E enquanto as bichas teimam em não votar em bichas, alguns espertos usam a religião como instrumento de manipulação de massas e elege católicos e evangélicos, fortalecendo suas bancadas reacionárias e fundamentalistas e dificultando a conquista dos direitos gays. Felizmente, Gabeira ter ido pro segundo turno derrotando Crivella nas urnas do Rio é um sinal de que nem tudo está perdido. Mas ainda assim, a gente está longe de uma situação favorável. Ah, quase ia me esquecendo. Um dos quatro gays eleitos é na verdade a travesti Léo Kret, em Salvador. E olha que pelo menos na teoria o nordeste é muito mais conservador e machista que São Paulo. Uma verdadeira vitória.
Um leitor hoje comentou a fala do Lula favorável a união civil. "Cadê os nossos direitos?", questionava ele. Estão lá, nos parcos 2 mil votos da Salete e do Marcos e nos 6 mil do Léo Áquilla, respondo. Estão na carta de amor do Harry Potter e nas entrevistas dos prefeituráveis pouco lidas por aqui. Talvez a gente tenha a política que mereça.
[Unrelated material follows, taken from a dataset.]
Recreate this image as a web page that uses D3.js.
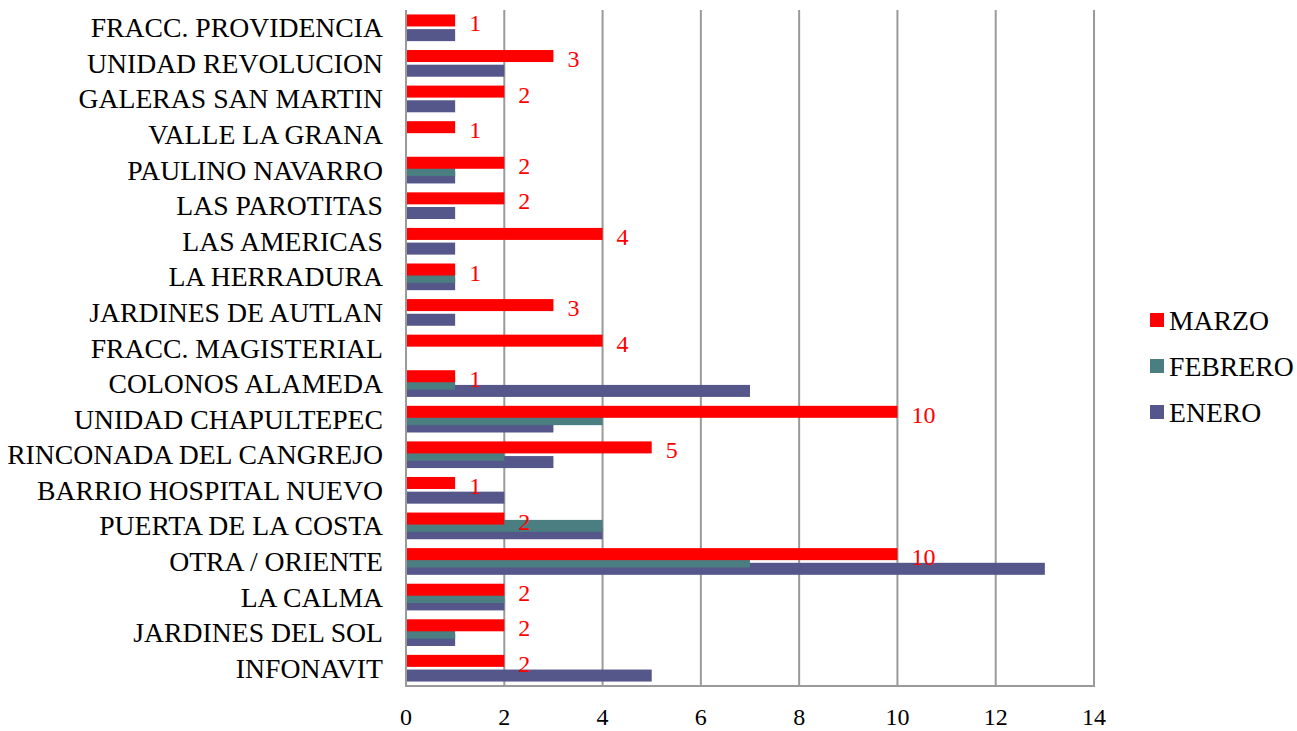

E talvez merecemos ser também um país campeão no assassinato de homossexuais. Mas é de ruborizar que vinte anos depois da abertura política, nós gays ainda não soubemos utilizar da democracia para fazer valer nossa cidadania.
*Tudo bem que Dinei e Mallandro não se elegeram, mas que tiveram uma quantidade absurda pra patifaria que representa a campanha deles, ah isso tiveram.